Eine Therapie soll einer süchtigen Frau ein neues Leben eröffnen. Um sich Drogen beschaffen zu können, hat sie in einem Drogeriemarkt Parfüm gestohlen und wurde dabei ertappt.

Manteldesk: Thomas Schwarz (hsw)

Waiblingen - Mit 16 Jahren hat die 30-jährige Angeklagte begonnen, Drogen zu nehmen. Zuerst Marihuana, dann „Partydrogen“ und ein Jahr später bereits Heroin. „Anfangs habe ich es geraucht, dann gespritzt“, berichtete sie dem Waiblinger Schöffengericht unter Vorsitz von Richter Steffen Kärcher. Angeklagt war sie wegen versuchten räuberischen Diebstahls, verurteilt wurde sie schließlich jedoch „nur“ wegen Diebstahls. Dass sie, wie in der Anklage beschrieben, mit einem Regenschirm eine Angestellte eines Waiblinger Drogeriemarktes geschlagen hat, konnte nicht nachgewiesen werden. „Ich hatte auch ein Problem damit, den kurzen Regenschirm als gefährliches Werkzeug einzustufen“, bemerkte der Richter im Laufe der Verhandlung.

 

Hiebe mit einem Schirm waren nicht nachweisbar

Zu dem Vorfall am 13. September vergangenen Jahres war es wegen der Drogensucht der Angeklagten gekommen. „Ich hatte kein Methadon und zudem getrunken an dem Tag“, sagte die Frau, die seitdem in Untersuchungshaft saß. In dem Drogeriemarkt am Alten Postplatz hatte sie zwei Parfümflakons in ihre Handtasche gesteckt und war damit in Richtung Ausgang unterwegs gewesen. „Ich hatte alles gesehen und gab einer Kollegin ein Zeichen, sie solle mitkommen“, berichtete eine Angestellte des Marktes als Zeugin. An der Ladentür kam es zu einem Tumult, als sie die 30-Jährige zur Rede stellte.

„Sie hat sich gewehrt und Beleidigungen gerufen. Ich konnte ihr die Tasche wegnehmen, da hat sie wild herumgefuchtelt. Dabei hat sie wohl meine Kollegin getroffen.“ Diese konnte sich nicht mehr so genau daran erinnern: „Es hat jedenfalls nicht weh getan.“ Die Angeklagte sei wahrscheinlich sehr aufgeregt gewesen und habe zu fliehen versucht. Den Regenschirm hatte sie des Wetters wegen dabei. „An dem Tag hat es geregnet“, sagten sowohl die Angeklagte als auch die beiden Zeuginnen. „Sie tragen den Schirm also nicht mit sich, um andere damit zu schlagen“, versicherte sich der Vorsitzende Richter bei der 30-Jährigen.

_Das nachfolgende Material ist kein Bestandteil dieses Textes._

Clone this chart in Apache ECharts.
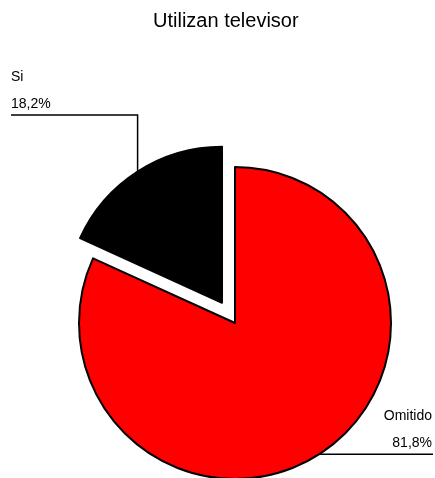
<!DOCTYPE html>
<html>
<head>
<meta charset="utf-8">
<script src="https://cdn.jsdelivr.net/npm/echarts@6/dist/echarts.min.js"></script>
<style>
html,body{margin:0;padding:0;background:#fff;}
#chart{width:435px;height:478px;}
</style>
</head>
<body>
<div id="chart"></div>
<script>
var titleText = 'Utilizan televisor';
var categories = ['Omitido', 'Si'];
var values = [81.8, 18.2];
var colors = ['#ff0000', '#000000'];
var explodedIndex = 1;

function fmtPct(v) { return v.toFixed(1).replace('.', ',') + '%'; }

var baseCenter = [235, 323];
var radius = 156;
var explode = 24;

// mid angle of the exploded slice (clockwise from 12 o'clock)
var total = values.reduce(function (a, b) { return a + b; }, 0);
var before = 0;
for (var k = 0; k < explodedIndex; k++) before += values[k];
var mid = (before + values[explodedIndex] / 2) / total * 2 * Math.PI;
var explodedCenter = [baseCenter[0] + Math.sin(mid) * explode, baseCenter[1] - Math.cos(mid) * explode];

var font = 'Liberation Sans, Arial, sans-serif';

function makeData(showIndexFn) {
  return categories.map(function (c, i) {
    var vis = showIndexFn(i);
    return {
      name: c, value: values[i],
      itemStyle: vis ? { color: colors[i], borderColor: '#000', borderWidth: 2 } : { color: 'rgba(0,0,0,0)', borderWidth: 0 },
      label: { show: vis },
      labelLine: { show: vis }
    };
  });
}

function layoutFn(params) {
  var pts = params.labelLinePoints;
  if (!pts || !pts[0]) return {};
  var p0 = pts[0];
  if (params.dataIndex === explodedIndex) {
    return {
      x: 11, y: 118, align: 'left', verticalAlign: 'bottom',
      labelLinePoints: [p0, [p0[0], 115], [11, 115]]
    };
  }
  return {
    x: 432, y: 457, align: 'right', verticalAlign: 'bottom',
    labelLinePoints: [p0, p0, [433, p0[1]]]
  };
}

var common = {
  type: 'pie',
  radius: radius,
  startAngle: 90,
  clockwise: true,
  avoidLabelOverlap: false,
  silent: true,
  emphasis: { disabled: true },
  label: {
    position: 'outside',
    formatter: function (p) { return p.name + '\n' + fmtPct(p.value); },
    fontFamily: font,
    fontSize: 14,
    color: '#000',
    lineHeight: 27
  },
  labelLine: { length: 10, length2: 10, lineStyle: { color: '#000', width: 1.5 } },
  labelLayout: layoutFn
};

var chart = echarts.init(document.getElementById('chart'));
chart.setOption({
  animation: false,
  title: {
    text: titleText,
    left: 148, top: 6,
    textStyle: { fontFamily: font, fontSize: 20, fontWeight: 'normal', color: '#000' }
  },
  series: [
    Object.assign({}, common, { center: baseCenter, data: makeData(function (i) { return i !== explodedIndex; }) }),
    Object.assign({}, common, { center: explodedCenter, data: makeData(function (i) { return i === explodedIndex; }) })
  ]
});
</script>
</body>
</html>
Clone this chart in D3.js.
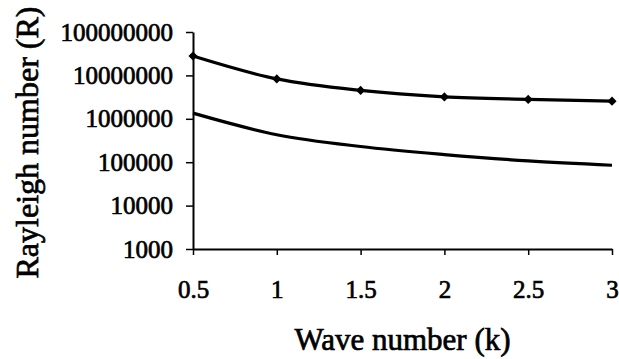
<!DOCTYPE html>
<html>
<head>
<meta charset="utf-8">
<script src="https://cdn.jsdelivr.net/npm/d3@7"></script>
<style>
  body { margin: 0; background: #fff; }
  svg { display: block; }
</style>
</head>
<body>
<div id="chart"></div>
<script>
// chart data
const waveNumbers = [0.5, 1, 1.5, 2, 2.5, 3];
const upperSeries = [2.8e7, 8.3e6, 4.5e6, 3.2e6, 2.8e6, 2.55e6];
const lowerSeries = [1.35e6, 4.3e5, 2.3e5, 1.5e5, 1.07e5, 8.5e4];
const xTicks = [0.5, 1, 1.5, 2, 2.5, 3];
const yTicks = [1e3, 1e4, 1e5, 1e6, 1e7, 1e8];

const FONT = "'Liberation Serif', 'Times New Roman', serif";

// layout
const W = 619, H = 359;
const MARGIN = { top: 32, right: 7, bottom: 110, left: 193 };
const WIDTH = W - MARGIN.left - MARGIN.right;
const HEIGHT = H - MARGIN.top - MARGIN.bottom;

const svg = d3.select("#chart").append("svg")
  .attr("width", W)
  .attr("height", H)
  .style("font-family", FONT);

const g = svg.append("g")
  .attr("transform", `translate(${MARGIN.left},${MARGIN.top})`);

const x = d3.scaleLinear().domain([0.5, 3]).range([0, WIDTH]);
const y = d3.scaleLog().domain([1e3, 1e8]).range([HEIGHT, 0]);

// X axis
const xAxis = g.append("g")
  .attr("transform", `translate(0,${HEIGHT})`)
  .call(d3.axisBottom(x).tickValues(xTicks).tickFormat(d3.format("")).tickSize(6).tickSizeOuter(0).tickPadding(25));
xAxis.attr("font-family", FONT).attr("font-size", 25);
xAxis.select(".domain").attr("stroke", "#000").attr("stroke-width", 2);
xAxis.selectAll(".tick line").attr("stroke", "#000").attr("stroke-width", 1.5);
xAxis.selectAll("text").attr("stroke", "#000").attr("stroke-width", 0.7);

// Y axis
const yAxis = g.append("g")
  .call(d3.axisLeft(y).tickValues(yTicks).tickFormat(d3.format("d")).tickSize(7).tickSizeOuter(0).tickPadding(13));
yAxis.attr("font-family", FONT).attr("font-size", 25);
yAxis.select(".domain").attr("stroke", "#000").attr("stroke-width", 2);
yAxis.selectAll(".tick line").attr("stroke", "#000").attr("stroke-width", 1.5);
yAxis.selectAll("text").attr("stroke", "#000").attr("stroke-width", 0.7);

// lines
const line = (vals) => d3.line()
  .x((d, i) => x(waveNumbers[i]))
  .y((d) => y(d))
  .curve(d3.curveMonotoneX)(vals);

g.append("path")
  .attr("d", line(upperSeries))
  .attr("fill", "none")
  .attr("stroke", "#000")
  .attr("stroke-width", 3.2);

g.append("path")
  .attr("d", line(lowerSeries))
  .attr("fill", "none")
  .attr("stroke", "#000")
  .attr("stroke-width", 3.2);

// diamond markers on upper series
g.selectAll(".marker")
  .data(upperSeries)
  .join("path")
  .attr("class", "marker")
  .attr("transform", (d, i) => `translate(${x(waveNumbers[i])},${y(d)}) rotate(45)`)
  .attr("d", d3.symbol().type(d3.symbolSquare).size(42))
  .attr("fill", "#000");

// axis titles
svg.append("text")
  .attr("x", MARGIN.left + WIDTH / 2)
  .attr("y", 350)
  .attr("text-anchor", "middle")
  .attr("font-family", FONT)
  .attr("font-size", 31)
  .attr("stroke", "#000").attr("stroke-width", 0.7)
  .text("Wave number (k)");

svg.append("text")
  .attr("transform", `translate(38,${MARGIN.top + HEIGHT / 2 + 2}) rotate(-90)`)
  .attr("text-anchor", "middle")
  .attr("font-family", FONT)
  .attr("font-size", 32)
  .attr("stroke", "#000").attr("stroke-width", 0.7)
  .text("Rayleigh number (R)");
</script>
</body>
</html>
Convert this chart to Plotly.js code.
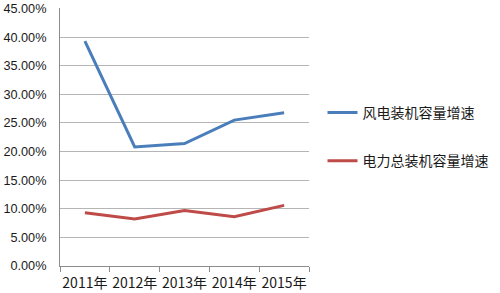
<!DOCTYPE html>
<html><head><meta charset="utf-8">
<script src="https://cdn.plot.ly/plotly-3.0.1.min.js"></script>
<style>html,body{margin:0;padding:0;background:#fff}#c{width:500px;height:293px}</style>
</head><body><div id="c"></div>
<script>
const years = ['2011年','2012年','2013年','2014年','2015年'];
const windGrowth = [0.393, 0.208, 0.214, 0.255, 0.268];
const totalGrowth = [0.093, 0.082, 0.097, 0.086, 0.106];
const seriesNames = ['风电装机容量增速','电力总装机容量增速'];
const font = "'Noto Sans CJK SC', 'Liberation Sans', sans-serif";
const data = [
  {x: years, y: windGrowth, name: seriesNames[0], type: 'scatter', mode: 'lines',
   line: {color: '#4a7ebb', width: 3}, legendgroup: 'a'},
  {x: years, y: totalGrowth, name: seriesNames[1], type: 'scatter', mode: 'lines',
   line: {color: '#be4b48', width: 3}, legendgroup: 'b'}
];
const layout = {
  width: 500, height: 293,
  margin: {l: 60, r: 190, t: 8, b: 27},
  paper_bgcolor: '#fff', plot_bgcolor: '#fff',
  font: {family: font, size: 13.5, color: '#1a1a1a'},
  showlegend: true,
  legend: {x: 1.05, y: 0.50, xanchor: 'left', yanchor: 'middle', traceorder: 'grouped',
           tracegroupgap: 27, font: {size: 14, color: '#1a1a1a'}, itemwidth: 30, bgcolor: 'rgba(0,0,0,0)'},
  xaxis: {type: 'category', range: [-0.5, 4.5], showgrid: false, showline: true, linecolor: '#8c8c8c',
          linewidth: 1, ticks: 'outside', tickson: 'boundaries', ticklen: 5, tickcolor: '#8c8c8c',
          tickangle: 0, tickfont: {size: 14}, ticklabelstandoff: 4, fixedrange: true, automargin: false},
  yaxis: {range: [0, 0.451], tick0: 0, dtick: 0.05, tickformat: '.2%', showgrid: true, gridcolor: '#b5b5b5',
          gridwidth: 1, showline: true, linecolor: '#8c8c8c', zeroline: false, ticks: '',
          ticklabeloverflow: 'allow', ticklabelstandoff: 10,
          tickfont: {size: 12.7, family: "'Liberation Sans', sans-serif"}, ticklen: 0, fixedrange: true, automargin: false}
};
Plotly.newPlot('c', data, layout, {displayModeBar: false, staticPlot: true});
</script></body></html>
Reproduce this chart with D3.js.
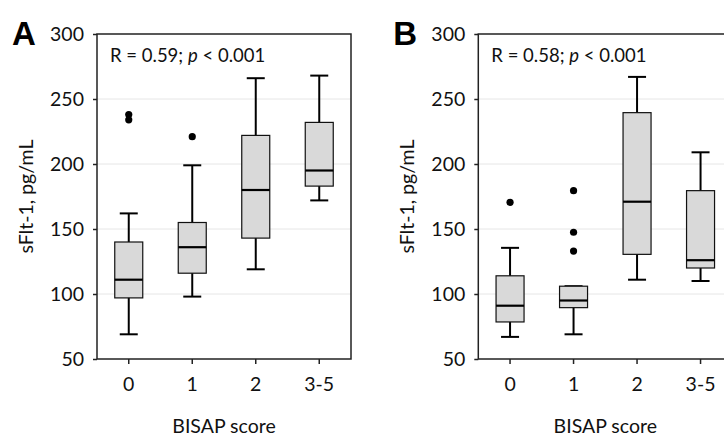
<!DOCTYPE html>
<html>
<head>
<meta charset="utf-8">
<script src="https://cdn.jsdelivr.net/npm/d3@7"></script>
<style>
  body { margin: 0; background: #fff; }
  svg { display: block; font-family: Lato, "Open Sans", sans-serif; }
</style>
</head>
<body>
<script>
// categories and tick values
var categories = ['0', '1', '2', '3-5'];
var yTicks = [50, 100, 150, 200, 250, 300];

// panel A boxes
var aLow    = [69, 98, 119, 172];
var aQ1     = [97, 116, 143, 183];
var aMedian = [111, 136, 180, 195];
var aQ3     = [140, 155, 222, 232];
var aHigh   = [162, 199, 266, 268];
var aOutliers = [[238, 234], [221], [], []];

// panel B boxes
var bLow    = [67, 69, 111, 110];
var bQ1     = [78.5, 89.5, 130.5, 120];
var bMedian = [91, 95, 171, 126];
var bQ3     = [114, 106, 239.5, 179.5];
var bHigh   = [135.5, 106, 267, 209];
var bOutliers = [[170.5], [179.5, 147.5, 133], [], []];

var width = 724, height = 438;
var svg = d3.select('body').append('svg')
  .attr('width', width).attr('height', height);

var plot = { top: 34, height: 325, width: 254 };
var fs = 19.5;

var drawPanel = function(left, letter, stat, low, q1, med, q3, high, outliers) {
  var g = svg.append('g').attr('transform', 'translate(' + left + ',' + plot.top + ')');

  var x = d3.scaleBand().domain(categories).range([0, plot.width]);
  var y = d3.scaleLinear().domain([50, 300]).range([plot.height, 0]);

  // gridlines
  g.selectAll('.grid')
    .data(yTicks.filter(function(d) { return d > 50 && d < 300; }))
    .enter().append('line')
    .attr('x1', 0).attr('x2', plot.width)
    .attr('y1', function(d) { return y(d); })
    .attr('y2', function(d) { return y(d); })
    .attr('stroke', '#e6e6e6').attr('stroke-width', 1);

  // frame
  g.append('rect')
    .attr('width', plot.width).attr('height', plot.height)
    .attr('fill', 'none').attr('stroke', '#222').attr('stroke-width', 1.5);

  // axes
  var yAxis = g.append('g').call(d3.axisLeft(y).tickValues(yTicks).tickSize(4).tickPadding(9));
  var xAxis = g.append('g').attr('transform', 'translate(0,' + plot.height + ')')
    .call(d3.axisBottom(x).tickSize(5).tickPadding(13));
  [yAxis, xAxis].forEach(function(ax) {
    ax.select('.domain').remove();
    ax.selectAll('line').attr('stroke', '#222').attr('stroke-width', 1.5);
    ax.selectAll('text').attr('font-size', fs).attr('fill', '#111')
      .attr('font-family', 'Lato, "Open Sans", sans-serif');
  });

  var boxW = 28, capW = 18;
  var idx = d3.range(categories.length);
  var cx = function(i) { return x(categories[i]) + x.bandwidth() / 2; };

  // whiskers
  var wg = g.append('g').attr('stroke', '#000').attr('stroke-width', 2);
  wg.selectAll('.w').data(idx).enter().append('line')
    .attr('x1', cx).attr('x2', cx)
    .attr('y1', function(i) { return y(low[i]); })
    .attr('y2', function(i) { return y(high[i]); });
  wg.selectAll('.cl').data(idx).enter().append('line')
    .attr('x1', function(i) { return cx(i) - capW / 2; })
    .attr('x2', function(i) { return cx(i) + capW / 2; })
    .attr('y1', function(i) { return y(low[i]); })
    .attr('y2', function(i) { return y(low[i]); });
  wg.selectAll('.ch').data(idx).enter().append('line')
    .attr('x1', function(i) { return cx(i) - capW / 2; })
    .attr('x2', function(i) { return cx(i) + capW / 2; })
    .attr('y1', function(i) { return y(high[i]); })
    .attr('y2', function(i) { return y(high[i]); });

  // boxes
  g.selectAll('.box').data(idx).enter().append('rect')
    .attr('x', function(i) { return cx(i) - boxW / 2; })
    .attr('y', function(i) { return y(q3[i]); })
    .attr('width', boxW)
    .attr('height', function(i) { return y(q1[i]) - y(q3[i]); })
    .attr('fill', '#d9d9d9').attr('stroke', '#111').attr('stroke-width', 1.2);

  // medians
  g.selectAll('.med').data(idx).enter().append('line')
    .attr('x1', function(i) { return cx(i) - boxW / 2; })
    .attr('x2', function(i) { return cx(i) + boxW / 2; })
    .attr('y1', function(i) { return y(med[i]); })
    .attr('y2', function(i) { return y(med[i]); })
    .attr('stroke', '#000').attr('stroke-width', 2.2);

  // outliers
  var pts = [];
  outliers.forEach(function(arr, i) { arr.forEach(function(v) { pts.push([i, v]); }); });
  g.selectAll('.out').data(pts).enter().append('circle')
    .attr('cx', function(d) { return cx(d[0]); })
    .attr('cy', function(d) { return y(d[1]); })
    .attr('r', 3.6).attr('fill', '#000');

  // stat label
  var t = g.append('text').attr('x', 13).attr('y', 28)
    .attr('font-size', 18.5).attr('fill', '#111');
  t.append('tspan').text(stat + '; ');
  t.append('tspan').attr('font-style', 'italic').text('p');
  t.append('tspan').text(' < 0.001');

  // axis titles
  g.append('text')
    .attr('transform', 'translate(' + (-64) + ',' + plot.height / 2 + ') rotate(-90)')
    .attr('text-anchor', 'middle').attr('font-size', fs).attr('fill', '#111')
    .text('sFlt-1, pg/mL');
  g.append('text')
    .attr('x', plot.width / 2).attr('y', plot.height + 74)
    .attr('text-anchor', 'middle').attr('font-size', fs).attr('fill', '#111')
    .text('BISAP score');

  // panel letter
  g.append('text')
    .attr('x', -85).attr('y', 11)
    .attr('font-family', '"Liberation Sans", Arial, sans-serif')
    .attr('font-weight', 'bold').attr('font-size', 33).attr('fill', '#000')
    .text(letter);
};

drawPanel(97, 'A', 'R = 0.59', aLow, aQ1, aMedian, aQ3, aHigh, aOutliers);
drawPanel(478.3, 'B', 'R = 0.58', bLow, bQ1, bMedian, bQ3, bHigh, bOutliers);
</script>
</body>
</html>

Auf dem Überwachungsvideo des Marktes ist zwar der Tumult an der Tür zu sehen, Hiebe mit dem Schirm jedoch nicht. Hätten diese tatsächlich stattgefunden und zwar zu dem Zweck, sich die Beute zu sichern und damit abzuhauen, wäre das strafrechtlich der Versuch eines räuberischen Diebstahls gewesen. Da solch eine Tat mit Haftstrafen nicht unter einem Jahr bestraft werden, handelt es sich dabei um ein Verbrechen. In diesem Fall erkannte das Gericht jedoch auf einen gewöhnlichen Diebstahl, bei dem die Mindeststrafe bei drei Monaten liegt. Die Staatsanwältin forderte deshalb, zusammen mit einer offenen Strafe für einen weiteren Diebstahl, ein Jahr Gefängnis. Diese Strafe sprach das Gericht dann auch aus.

Therapie mit strengen Regeln

Der Verteidiger Marko Becker hatte dem Gericht bereits einen Antrag für eine Drogentherapie vorgelegt. „Die Erfolgsquote bei Erstbehandlungen liegt bei nur 20 bis 30 Prozent“, so der Richter zu der Angeklagten. Eine solche Therapie werde in einer offenen Einrichtung vollzogen. „Da gelten strenge Regeln. Wenn man dagegen verstößt, wird man schnell rausgeworfen.“ Die Zeit in der Therapie werde von der Strafe abgezogen. „Sollte sie erfolgreich sein, wird Ihnen der Rest der Strafe auf Bewährung erlassen. Sollten Sie scheitern, müssen Sie das Jahr Haft jedoch absitzen“, so der Vorsitzende Richter.